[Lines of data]
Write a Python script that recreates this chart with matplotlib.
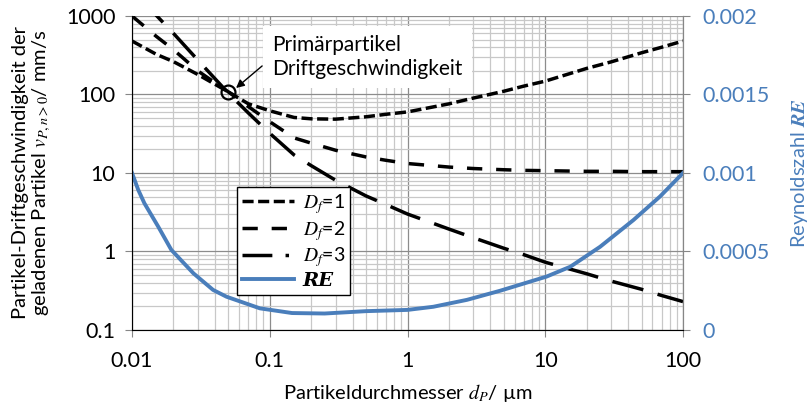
import matplotlib
matplotlib.use("Agg")
import matplotlib.pyplot as plt
from matplotlib.lines import Line2D
from matplotlib.ticker import FixedLocator, LogLocator, FuncFormatter, NullFormatter

plt.rcParams["font.family"] = ["Lato", "DejaVu Sans"]
plt.rcParams["mathtext.fontset"] = "stix"

# Partikeldurchmesser in µm
d_p = [0.01, 0.015, 0.02, 0.03, 0.05, 0.07, 0.1, 0.15, 0.2, 0.3, 0.5, 0.7,
       1, 2, 3, 5, 7, 10, 20, 30, 50, 70, 100]

# Driftgeschwindigkeit in mm/s fuer verschiedene fraktale Dimensionen
v_df1 = [480, 325, 262, 180, 108, 76, 62, 51, 49, 48.5, 52, 56,
         60, 76, 90, 110, 128, 148, 215, 260, 340, 400, 480]
v_df2 = [1000, 550, 372, 200, 108, 70, 45, 28, 24, 19.5, 16, 14.5,
         13.2, 11.9, 11.4, 11.0, 10.8, 10.7, 10.5, 10.5, 10.4, 10.4, 10.4]
v_df3 = [2200, 1020, 600, 275, 104, 58, 32, 17, 12.4, 8.1, 5.1, 3.95,
         3.0, 1.93, 1.5, 1.1, 0.91, 0.73, 0.52, 0.42, 0.33, 0.275, 0.23]

# Reynoldszahl
d_re = [0.01, 0.0111, 0.0123, 0.0155, 0.0193, 0.0279, 0.0388, 0.0485,
        0.0847, 0.145, 0.25, 0.5, 1.0, 1.54, 2.7, 4.7, 10.2, 15.2, 25,
        43.6, 68, 100]
re = [0.001, 0.000892, 0.000807, 0.000658, 0.00051, 0.000361, 0.000255,
      0.000212, 0.000138, 0.000108, 0.000105, 0.00012, 0.000128, 0.000148,
      0.000192, 0.00025, 0.00034, 0.000403, 0.00053, 0.0007, 0.00085,
      0.001]

# Primaerpartikel
d_primary = 0.05
v_primary = 108

x_ticks = [0.01, 0.1, 1, 10, 100]
y_ticks = [0.1, 1, 10, 100, 1000]
re_ticks = [0, 0.0005, 0.001, 0.0015, 0.002]

blue = "#4a7ebb"
grey = "#868686"
fs_tick = 15.5
fs_label = 14.5

fig = plt.figure(figsize=(8.11, 4.07), dpi=100)
ax = fig.add_axes([0.1628, 0.1892, 0.6794, 0.7715])

ax.set_xscale("log")
ax.set_yscale("log")
ax.set_xlim(0.01, 100)
ax.set_ylim(0.1, 1000)

lw = 2.5
l1, = ax.plot(d_p, v_df1, color="black", lw=lw, dashes=(3.2, 1.3),
              label=r"$D_f$=1")
l2, = ax.plot(d_p, v_df2, color="black", lw=lw, dashes=(4.4, 4.0),
              label=r"$D_f$=2")
ax.plot(d_p, v_df3, color="black", lw=lw, dashes=(9.2, 4.3))
# Legendensymbol fuer D_f=3 als Strich-Punkt
l3 = Line2D([], [], color="black", lw=lw, dashes=(8.6, 3.8, 1.0, 2.0),
            label=r"$D_f$=3")
ax.plot([d_primary], [v_primary], marker="o", ms=10, mfc="none",
        mec="black", mew=1.6, zorder=5)

ax.xaxis.set_major_locator(FixedLocator(x_ticks))
ax.yaxis.set_major_locator(FixedLocator(y_ticks))
ax.xaxis.set_minor_locator(LogLocator(base=10, subs=range(2, 10)))
ax.yaxis.set_minor_locator(LogLocator(base=10, subs=range(2, 10)))
ax.xaxis.set_major_formatter(FuncFormatter(lambda v, p: "%g" % v))
ax.yaxis.set_major_formatter(FuncFormatter(lambda v, p: "%g" % v))
ax.xaxis.set_minor_formatter(NullFormatter())
ax.yaxis.set_minor_formatter(NullFormatter())

ax.grid(True, which="major", color="#8c8c8c", lw=0.9)
ax.grid(True, which="minor", color="#c8c8c8", lw=0.9)
ax.set_axisbelow(True)

for s in ["left", "bottom", "right"]:
    ax.spines[s].set_color(grey)
ax.spines["top"].set_visible(False)
ax.tick_params(which="major", direction="out", length=5, color=grey,
               labelsize=fs_tick, pad=7)
ax.tick_params(which="minor", length=0)
ax.tick_params(axis="x", pad=10)

ax.set_xlabel(r"Partikeldurchmesser $d_P$/ µm", fontsize=fs_label,
              labelpad=8)
ax.set_ylabel("Partikel-Driftgeschwindigkeit der\n"
              r"geladenen Partikel $v_{P,n>0}$/ mm/s",
              fontsize=fs_label, labelpad=9, linespacing=1.1)

# Beschriftung der Primaerpartikel-Geschwindigkeit
ax.text(0.104, 300, "Primärpartikel\nDriftgeschwindigkeit",
        fontsize=15, va="center", ha="left", linespacing=1.25, zorder=6,
        bbox=dict(boxstyle="square,pad=0.45", fc="white", ec="none"))
ax.annotate("", xy=(0.0569, 121), xytext=(0.088, 231),
            arrowprops=dict(arrowstyle="-|>", color="black", lw=1.0,
                            mutation_scale=12, shrinkA=0, shrinkB=0),
            zorder=7)

ax2 = ax.twinx()
ax2.set_ylim(0, 0.002)
ax2.yaxis.set_major_locator(FixedLocator(re_ticks))
ax2.yaxis.set_major_formatter(FuncFormatter(lambda v, p: "%g" % v))
l4, = ax2.plot(d_re, re, color=blue, lw=2.8, label="RE")
ax2.tick_params(axis="y", direction="out", length=5, color=grey,
                labelcolor=blue, labelsize=fs_tick, pad=9)
ax2.spines["right"].set_color(grey)
ax2.spines["top"].set_visible(False)
ax2.set_ylabel(r"Reynoldszahl $\mathbfit{RE}$", color=blue,
               fontsize=fs_label, labelpad=14)

leg = ax2.legend(handles=[l1, l2, l3, l4], loc="upper left",
                 bbox_to_anchor=(0.19, 0.455), fontsize=14,
                 frameon=True, fancybox=False, edgecolor="black",
                 framealpha=1, handlelength=2.7, handletextpad=0.45,
                 borderpad=0.25, labelspacing=0.14, borderaxespad=0)
leg.get_frame().set_linewidth(1.0)
re_text = leg.get_texts()[3]
re_text.set_family("DejaVu Serif")
re_text.set_fontweight("bold")
re_text.set_fontstyle("italic")

fig.savefig("out.png", dpi=100)
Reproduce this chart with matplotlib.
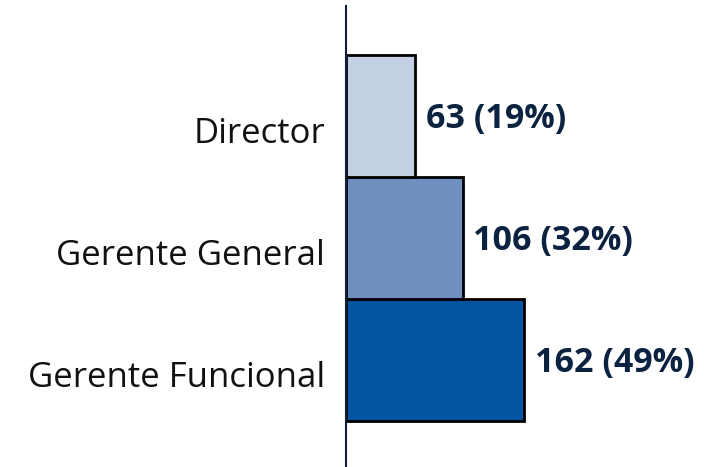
import matplotlib
matplotlib.use("Agg")
import matplotlib.pyplot as plt
from matplotlib.transforms import ScaledTranslation

categories = ["Gerente Funcional", "Gerente General", "Director"]
values = [162, 106, 63]
percents = [49, 32, 19]
colors = ["#03559f", "#6e8fbf", "#c3cfe2"]

plt.rcParams['font.family'] = ['Open Sans', 'DejaVu Sans']

fig = plt.figure(figsize=(7.22, 4.67), dpi=100)
ax = fig.add_axes([346/722, 0, 376/722, 461/467])

y = list(range(len(categories)))
ax.barh(y, values, height=1.0, color=colors, edgecolor="black", linewidth=2.0)

for yi, v, p in zip(y, values, percents):
    ax.annotate(f"{v} ({p}%)", xy=(v, yi), xytext=(7.5, -2), textcoords="offset points",
                ha="left", va="center", fontsize=24.5, fontweight="bold", color="#0b2240")

ax.set_yticks(y)
ax.set_yticklabels(categories, fontsize=25, color="#111111")
ax.tick_params(axis="y", length=0, pad=15)
off = ScaledTranslation(0, -14/100, fig.dpi_scale_trans)
for lab in ax.get_yticklabels():
    lab.set_transform(lab.get_transform() + off)
ax.set_xticks([])
ax.set_xlim(0, 376/1.1)
ax.set_ylim(-0.5 - 0.377, 2.5 + 0.40)
for s in ["top", "right", "bottom"]:
    ax.spines[s].set_visible(False)
ax.spines["left"].set_color("#0d1f3c")
ax.spines["left"].set_linewidth(1.5)

fig.savefig("out.png", dpi=100)
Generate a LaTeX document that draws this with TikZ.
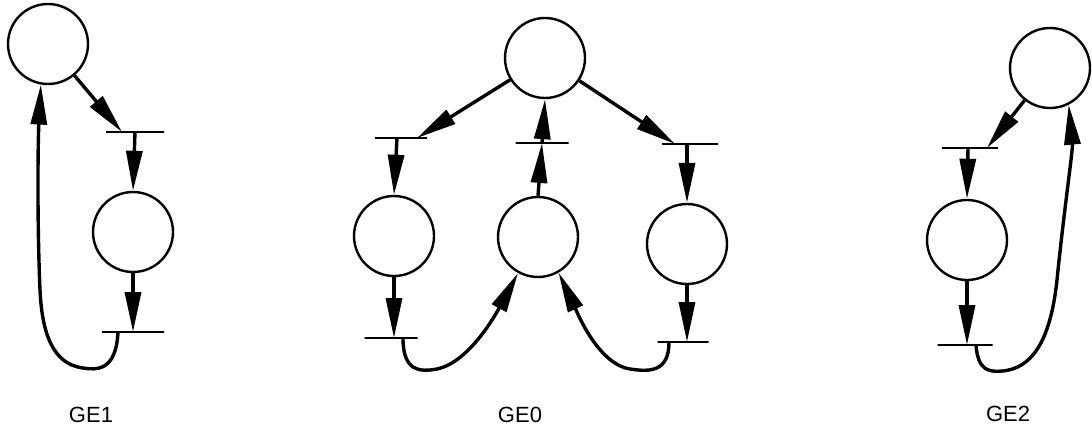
\documentclass[tikz,border=0pt]{standalone}
\usepackage{fontspec}
\setmainfont{Liberation Sans}
\usetikzlibrary{arrows.meta,calc}
\begin{document}
\begin{tikzpicture}[x=1pt,y=-1pt,
  place/.style={circle,draw,line width=2.4pt,minimum size=80pt,inner sep=0pt},
  tbar/.style={draw,line width=2.8pt,minimum height=0pt,inner sep=0pt,minimum width=#1},
  tbar/.default=56pt,
  arc/.style={line width=3.4pt,-{Triangle[length=40pt,width=16pt]}},
  lbl/.style={font=\fontsize{22}{22}\selectfont,inner sep=0pt}]
\useasboundingbox (0,0) rectangle (1092,431);
% ---------- GE1 ----------
\node[place] (p1a) at (48,44) {};
\node[tbar=58pt] (t1a) at (135,132) {};
\node[place] (p1b) at (133,232) {};
\node[tbar=62pt] (t1b) at (133,332) {};
\draw[arc] (p1a) -- ($(t1a.center)+(-13,0)$);
\draw[arc] (t1a.center) -- (p1b.north);
\draw[arc] (p1b.south) -- (t1b.center);
\draw[arc] ($(t1b.center)+(-15,0)$) .. controls (116,372) and (96,370) .. (83,368)
  .. controls (52,364) and (42,332) .. (40,290)
  .. controls (37,220) and (38,140) .. (p1a.-100);
\node[lbl] (l1) at (91,415) {GE1};
% ---------- GE0 ----------
\node[place] (p0t) at (545,58) {};
\node[tbar=52pt] (t0l) at (401,138) {};
\node[tbar=53pt] (t0m) at (542,143) {};
\node[tbar=56pt] (t0r) at (690,144) {};
\node[place] (p0l) at (394,236) {};
\node[place] (p0m) at (538,237) {};
\node[place] (p0r) at (687,244) {};
\node[tbar=53pt] (t0l2) at (391,338) {};
\node[tbar=51pt] (t0r2) at (683,342) {};
\draw[arc] (p0t) -- ($(t0l.center)+(16,0)$);
\draw[arc] (p0t) -- ($(t0r.center)+(-15,0)$);
\draw[arc] ($(t0l.center)+(-4,0)$) -- (p0l.north);
\draw[arc] ($(t0r.center)+(-3,0)$) -- (p0r.north);
\draw[arc] (p0l.south) -- ($(t0l2.center)+(3,0)$);
\draw[arc] (p0r.south) -- ($(t0r2.center)+(4,0)$);
\draw[arc] (p0m.north) -- (t0m.center);
\draw[arc] (t0m.center) -- (p0t.south);
\draw[arc] ($(t0l2.center)+(12,0)$) .. controls (403,372) and (420,372) .. (437,369)
  .. controls (470,362) and (497,312) .. (p0m.-119);
\draw[arc] ($(t0r2.center)+(-14,0)$) .. controls (669,372) and (650,372) .. (630,369)
  .. controls (598,364) and (577,312) .. (p0m.-60);
\node[lbl] (l0) at (520,415) {GE0};
% ---------- GE2 ----------
\node[place] (p2t) at (1050,68) {};
\node[tbar=56pt] (t2a) at (970,148) {};
\node[place] (p2b) at (967,240) {};
\node[tbar=55pt] (t2b) at (965,345) {};
\draw[arc] (p2t) -- ($(t2a.center)+(17,0)$);
\draw[arc] ($(t2a.center)+(-2,0)$) -- (p2b.north);
\draw[arc] (p2b.south) -- ($(t2b.center)+(2,0)$);
\draw[arc] ($(t2b.center)+(11,0)$) .. controls (978,372) and (990,372) .. (1003,371)
  .. controls (1030,368) and (1050,345) .. (1057,280)
  .. controls (1064,210) and (1073,150) .. (p2t.-63);
\node[lbl] (l2) at (1008,414) {GE2};
\end{tikzpicture}
\end{document}
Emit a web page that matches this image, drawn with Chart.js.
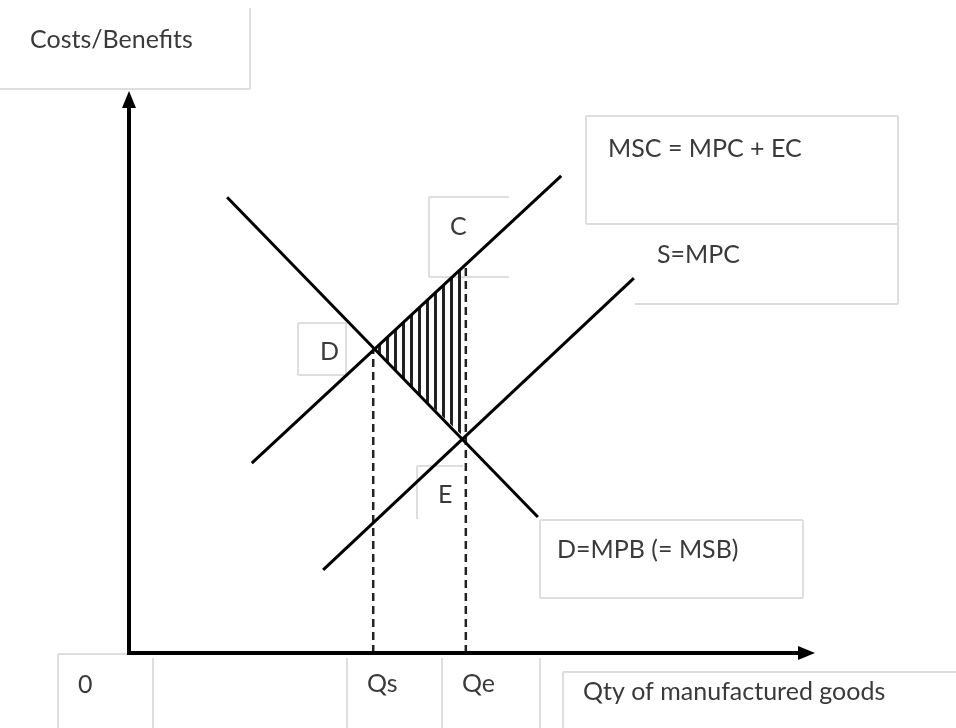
<!DOCTYPE html>
<html>
<head>
<meta charset="utf-8">
<script src="https://cdn.jsdelivr.net/npm/chart.js@4/dist/chart.umd.min.js"></script>
<style>
  html, body { margin: 0; padding: 0; background: #fff; }
  #wrap { width: 956px; height: 728px; }
</style>
</head>
<body>
<div id="wrap"><canvas id="chart" width="956" height="728"></canvas></div>
<script>
// curves (x: quantity 0-100, y: costs/benefits 0-100)
const curveNames = ['MSC = MPC + EC', 'S=MPC', 'D=MPB (= MSB)'];
const mscX = [17.9, 63.0];
const mscY = [33.8, 84.9];
const mpcX = [28.3, 73.6];
const mpcY = [14.8, 66.7];
const demandX = [14.3, 59.6];
const demandY = [81.1, 24.2];

// quantity ticks
const qLabels = ['0', 'Qs', 'Qe'];
const qValues = [0, 35.6, 49.1];

// corners of the welfare-loss triangle
const pointNames = ['D', 'C', 'E'];
const pointX = [35.6, 49.1, 49.1];
const pointY = [54.1, 69.2, 38.1];

const axisTitles = ['Costs/Benefits', 'Qty of manufactured goods'];

const toPts = (xs, ys) => xs.map((x, i) => ({ x: x, y: ys[i] }));

// text boxes (pixels): text position, box rect and which edges show (t r b l)
const FONT = '25px Lato';
const boxes = [
    { text: axisTitles[0], tx: 30, ty: 48, r: [-2, 8, 252, 81], e: 'rb' },
    { text: curveNames[0], tx: 608, ty: 157, r: [586, 116, 312, 108], e: 'trbl' },
    { text: curveNames[1], tx: 657, ty: 263, r: [635, 224, 263, 80], e: 'rb' },
    { text: pointNames[1], tx: 450, ty: 235, r: [429, 197, 80, 80], e: 'tbl' },
    { text: pointNames[0], tx: 320, ty: 360, r: [298, 323, 48, 52], e: 'trbl' },
    { text: pointNames[2], tx: 438, ty: 503, r: [417, 466, 46, 53], e: 'tl' },
    { text: curveNames[2], tx: 557, ty: 558, r: [540, 520, 263, 78], e: 'trbl' },
    { text: qLabels[0], tx: 78, ty: 693, r: [58, 654, 95, 80], e: 'tl' },
    { text: '', tx: 0, ty: 0, r: [153, 658, 194, 80], e: 'l' },
    { text: qLabels[1], tx: 367, ty: 692, r: [347, 658, 95, 80], e: 'l' },
    { text: qLabels[2], tx: 462, ty: 692, r: [442, 658, 98, 80], e: 'lr' },
    { text: axisTitles[1], tx: 583, ty: 700, r: [563, 672, 400, 60], e: 'tl' }
];

const boxPlugin = {
    id: 'boxes',
    beforeDatasetsDraw(chart) {
        const ctx = chart.ctx;
        ctx.save();
        ctx.fillStyle = '#fff';
        ctx.fillRect(0, 0, chart.width, chart.height);
        ctx.strokeStyle = '#dedede';
        ctx.lineWidth = 2;
        boxes.forEach(b => {
            const [x, y, w, h] = b.r;
            const seg = (x1, y1, x2, y2) => {
                ctx.beginPath();
                ctx.moveTo(x1, y1);
                ctx.lineTo(x2, y2);
                ctx.stroke();
            };
            if (b.e.includes('t')) seg(x, y, x + w, y);
            if (b.e.includes('r')) seg(x + w, y, x + w, y + h);
            if (b.e.includes('b')) seg(x, y + h, x + w, y + h);
            if (b.e.includes('l')) seg(x, y, x, y + h);
        });
        ctx.fillStyle = '#3a3a3a';
        ctx.font = FONT;
        ctx.textBaseline = 'alphabetic';
        boxes.forEach(b => { if (b.text) ctx.fillText(b.text, b.tx, b.ty); });
        ctx.restore();
    }
};

const axisPlugin = {
    id: 'arrowAxes',
    afterDatasetsDraw(chart) {
        const ctx = chart.ctx;
        const xs = chart.scales.x, ys = chart.scales.y;
        const x0 = xs.getPixelForValue(0), xEnd = xs.getPixelForValue(100);
        const y0 = ys.getPixelForValue(0), yEnd = ys.getPixelForValue(100);
        ctx.save();
        ctx.strokeStyle = '#000';
        ctx.fillStyle = '#000';
        ctx.lineWidth = 4;
        ctx.beginPath();
        ctx.moveTo(x0, yEnd + 12);
        ctx.lineTo(x0, y0);
        ctx.lineTo(xEnd - 12, y0);
        ctx.stroke();
        // arrow heads
        ctx.beginPath();
        ctx.moveTo(x0, yEnd);
        ctx.lineTo(x0 - 7, yEnd + 17);
        ctx.lineTo(x0 + 7, yEnd + 17);
        ctx.closePath();
        ctx.fill();
        ctx.beginPath();
        ctx.moveTo(xEnd, y0);
        ctx.lineTo(xEnd - 17, y0 - 7);
        ctx.lineTo(xEnd - 17, y0 + 7);
        ctx.closePath();
        ctx.fill();
        ctx.restore();
    }
};

function hatchPattern() {
    const c = document.createElement('canvas');
    c.width = 8;
    c.height = 4;
    const g = c.getContext('2d');
    g.fillStyle = '#222';
    g.fillRect(2, 0, 3, 4);
    return document.getElementById('chart').getContext('2d').createPattern(c, 'repeat');
}

const solid = { showLine: true, borderColor: '#000', borderWidth: 3, pointRadius: 0, fill: false };
const dashed = { showLine: true, borderColor: '#222', borderWidth: 2.5, borderDash: [8, 5], pointRadius: 0, fill: false };

const triangle = toPts(pointX, pointY);
triangle.push(triangle[0]);

new Chart(document.getElementById('chart'), {
    type: 'scatter',
    data: {
        datasets: [
            Object.assign({ label: curveNames[0], data: toPts(mscX, mscY) }, solid),
            Object.assign({ label: curveNames[1], data: toPts(mpcX, mpcY) }, solid),
            Object.assign({ label: curveNames[2], data: toPts(demandX, demandY) }, solid),
            Object.assign({ label: qLabels[1], data: [{ x: qValues[1], y: 0 }, { x: pointX[0], y: pointY[0] }], order: 5 }, dashed),
            Object.assign({ label: qLabels[2], data: [{ x: qValues[2], y: 0 }, { x: pointX[1], y: pointY[1] }], order: 5 }, dashed),
            {
                label: 'loss',
                data: triangle,
                showLine: true,
                borderWidth: 0,
                borderColor: 'rgba(0,0,0,0)',
                pointRadius: 0,
                fill: 'shape',
                backgroundColor: hatchPattern(),
                order: 10
            }
        ]
    },
    options: {
        responsive: false,
        animation: false,
        layout: { padding: { left: 129, right: 141, top: 91, bottom: 75 } },
        scales: {
            x: { type: 'linear', min: 0, max: 100, display: false },
            y: { type: 'linear', min: 0, max: 100, display: false }
        },
        plugins: { legend: { display: false }, tooltip: { enabled: false } }
    },
    plugins: [boxPlugin, axisPlugin]
});
</script>
</body>
</html>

(Given instruction)
Pictures are excluded: retype only the lines from the beginning of the listing above through the line with "ax.set_ylim(0.1, 1000)", both included.

(Completed exercise)
Write a Python script that recreates this chart with matplotlib.
import matplotlib
matplotlib.use("Agg")
import matplotlib.pyplot as plt
from matplotlib.lines import Line2D
from matplotlib.ticker import FixedLocator, LogLocator, FuncFormatter, NullFormatter

plt.rcParams["font.family"] = ["Lato", "DejaVu Sans"]
plt.rcParams["mathtext.fontset"] = "stix"

# Partikeldurchmesser in µm
d_p = [0.01, 0.015, 0.02, 0.03, 0.05, 0.07, 0.1, 0.15, 0.2, 0.3, 0.5, 0.7,
       1, 2, 3, 5, 7, 10, 20, 30, 50, 70, 100]

# Driftgeschwindigkeit in mm/s fuer verschiedene fraktale Dimensionen
v_df1 = [480, 325, 262, 180, 108, 76, 62, 51, 49, 48.5, 52, 56,
         60, 76, 90, 110, 128, 148, 215, 260, 340, 400, 480]
v_df2 = [1000, 550, 372, 200, 108, 70, 45, 28, 24, 19.5, 16, 14.5,
         13.2, 11.9, 11.4, 11.0, 10.8, 10.7, 10.5, 10.5, 10.4, 10.4, 10.4]
v_df3 = [2200, 1020, 600, 275, 104, 58, 32, 17, 12.4, 8.1, 5.1, 3.95,
         3.0, 1.93, 1.5, 1.1, 0.91, 0.73, 0.52, 0.42, 0.33, 0.275, 0.23]

# Reynoldszahl
d_re = [0.01, 0.0111, 0.0123, 0.0155, 0.0193, 0.0279, 0.0388, 0.0485,
        0.0847, 0.145, 0.25, 0.5, 1.0, 1.54, 2.7, 4.7, 10.2, 15.2, 25,
        43.6, 68, 100]
re = [0.001, 0.000892, 0.000807, 0.000658, 0.00051, 0.000361, 0.000255,
      0.000212, 0.000138, 0.000108, 0.000105, 0.00012, 0.000128, 0.000148,
      0.000192, 0.00025, 0.00034, 0.000403, 0.00053, 0.0007, 0.00085,
      0.001]

# Primaerpartikel
d_primary = 0.05
v_primary = 108

x_ticks = [0.01, 0.1, 1, 10, 100]
y_ticks = [0.1, 1, 10, 100, 1000]
re_ticks = [0, 0.0005, 0.001, 0.0015, 0.002]

blue = "#4a7ebb"
grey = "#868686"
fs_tick = 15.5
fs_label = 14.5

fig = plt.figure(figsize=(8.11, 4.07), dpi=100)
ax = fig.add_axes([0.1628, 0.1892, 0.6794, 0.7715])

ax.set_xscale("log")
ax.set_yscale("log")
ax.set_xlim(0.01, 100)
ax.set_ylim(0.1, 1000)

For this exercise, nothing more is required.